Mexico City has many art museums. Perhaps the weakest is the one that should be its best, the Museo Nacional de Arte. For a national institution that has almost 3,800 works of art from the 16th through the 20th century, it had little of interest when I saw it and few visitors. Well, little of interest to the usual museum patrons. A rather strange room on the first floor contained many sculptures like “Malgré Tout” and other works of graphic, almost kinky sexuality.
The problem begins with the building. The National Museum of Art is in the one time Palacio de Communicaciones. With its palace-like staircases and a massive interior courtyard, it might have been grand a century ago but not now. And it’s certainly not a space to effectively display art, even those oversized visions of 19th century Mexico. A lot of them are by an artist, José Maria Velasco, who specialized in landscapes showing the verdant valley where Mexico City is now. His scenes are probably accurate but too reminiscent of other artists, like Constable. However, there was one great work of art on display, a painting that all by itself was almost worth the price of admission.

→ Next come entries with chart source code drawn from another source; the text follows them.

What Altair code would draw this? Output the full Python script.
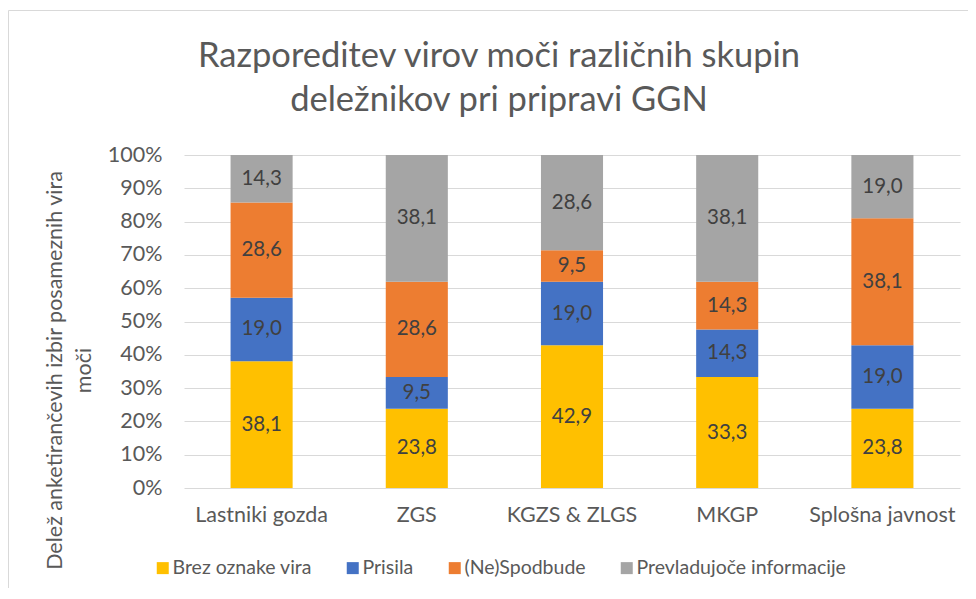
import altair as alt
import pandas as pd

categories = ["Lastniki gozda", "ZGS", "KGZS & ZLGS", "MKGP", "Splošna javnost"]
series = ["Brez oznake vira", "Prisila", "(Ne)Spodbude", "Prevladujoče informacije"]
colors = ["#FFC000", "#4472C4", "#ED7D31", "#A5A5A5"]

brez_oznake = [38.1, 23.8, 42.9, 33.3, 23.8]
prisila = [19.0, 9.5, 19.0, 14.3, 19.0]
spodbude = [28.6, 28.6, 9.5, 14.3, 38.1]
prevladujoce = [14.3, 38.1, 28.6, 38.1, 19.0]

y_ticks = [0, 0.1, 0.2, 0.3, 0.4, 0.5, 0.6, 0.7, 0.8, 0.9, 1.0]

rows = []
for j, (s, vals) in enumerate(zip(series, [brez_oznake, prisila, spodbude, prevladujoce])):
    for i, c in enumerate(categories):
        v = vals[i]
        rows.append({"cat": c, "series": s, "order": j, "value": v,
                     "label": f"{v:.1f}".replace(".", ",")})
df = pd.DataFrame(rows)

FONT = "Lato"
GREY = "#595959"

base = alt.Chart(df).transform_stack(
    stack="value", groupby=["cat"],
    sort=[alt.SortField("order", order="ascending")],
    offset="normalize", as_=["y0", "y1"]
)

x_axis = alt.Axis(title=None, labelAngle=0, labelFontSize=21.5, labelColor=GREY,
                  labelFont=FONT, labelPadding=16, ticks=False, domain=False, grid=False)
x_scale = alt.Scale(paddingInner=0.6, paddingOuter=0.3)

y_axis = alt.Axis(values=y_ticks, format=".0%", labelFontSize=21.5, labelColor=GREY,
                  labelFont=FONT, labelPadding=22, ticks=False, domain=False,
                  labelOverlap=False, tickCount=11,
                  gridColor="#D9D9D9", gridWidth=1,
                  title=["Delež anketirančevih izbir posameznih vira", "moči"],
                  titleFont=FONT, titleFontSize=21.5, titleFontWeight="normal",
                  titleColor=GREY, titleAngle=-90, titleX=-140, titleY=215,
                  titleAlign="center", titleBaseline="top", titleLineHeight=29)
y_scale = alt.Scale(domain=[0, 1])

bars = base.mark_bar().encode(
    x=alt.X("cat:N", sort=categories, scale=x_scale, axis=x_axis),
    y=alt.Y("y0:Q", scale=y_scale, axis=y_axis),
    y2="y1:Q",
    color=alt.Color("series:N", scale=alt.Scale(domain=series, range=colors),
                    legend=alt.Legend(title=None, orient="none", direction="horizontal",
                                      legendX=-31, legendY=403, symbolType="square",
                                      symbolSize=144, symbolStrokeWidth=0,
                                      labelFontSize=19.5, labelFont=FONT, labelColor=GREY,
                                      labelOffset=0, columnPadding=31, labelLimit=400)),
)

labels = base.transform_calculate(mid="(datum.y0 + datum.y1) / 2").mark_text(
    font=FONT, fontSize=20.5, color="#404040"
).encode(
    x=alt.X("cat:N", sort=categories, scale=x_scale, axis=x_axis),
    y=alt.Y("mid:Q", scale=y_scale, axis=y_axis),
    text="label:N",
)

frame = alt.Chart(pd.DataFrame({"a": [0]})).mark_rect(
    fillOpacity=0, stroke="#D9D9D9", strokeWidth=1
).encode(x=alt.value(-175.5), x2=alt.value(1100), y=alt.value(-144.5), y2=alt.value(1100))

chart = alt.layer(frame, bars, labels).properties(
    width=776, height=333,
    title=alt.TitleParams(text=["Razporeditev virov moči različnih skupin",
                                "deležnikov pri pripravi GGN"],
                          font=FONT, fontSize=34.5, fontWeight="normal", color=GREY,
                          anchor="middle", frame="group", dx=-73, offset=-108,
                          lineHeight=44),
    autosize=alt.AutoSizeParams(type="none"),
    padding={"left": 176, "top": 147, "right": 8, "bottom": 100},
).configure_view(stroke=None)

chart.save("out.html", embed_options={"renderer": "svg", "actions": False})
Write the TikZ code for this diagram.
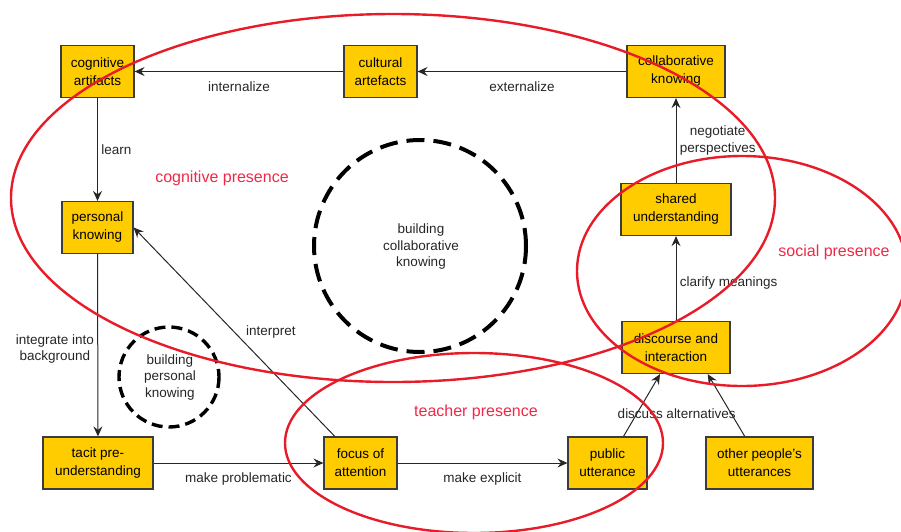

The guide books raved about the Museo Nacional de Arte, making me look forward to seeing it. My Eyewitness Travel called it “the most important Mexican art collection in the world”. That’s probably just travel book hype. There were footprints on the floor leading to a small, temporary exhibit of Diego Rivera’s work. If Mexico has a national artist, it’s surely Rivera. The couple bending over below is by him, but this image is not in Mexico’s National Gallery, it’s part of a mural in the National Palace. If I hadn’t seen it prior to entering the national gallery, I wouldn’t have thought Rivera, Frida Khalo’s husband, was much of an artist. Photography was forbidden in the Museo Nacional de Arte, so I can’t demonstrate.
That’s also why I can’t show you the great work of art, “The Torture of Cuauhtémoc”, that made my visit worthwhile. It sounds grim and it is. Leandro Izaguirre painted it in 1893. After yet another Mexican 18th century war, the national cultural emphasis shifted temporarily to pre-hispanic Mexico. Cuauhtémoc was the last Aztec Emperor. In a vivid painting called “El Suplicio de Cuauhtémoc”, he’s shown being tortured by the Spanish. Their faces show cruel indifference, while the Aztec with his feet literally in the fire demonstrates defiance. This unforgettable image was exhibited at the 1894 Columbia Exposition in Chicago, the subject of the great book Devil in the White City that is reportedly being made into a movie starring Leonardo DiCaprio.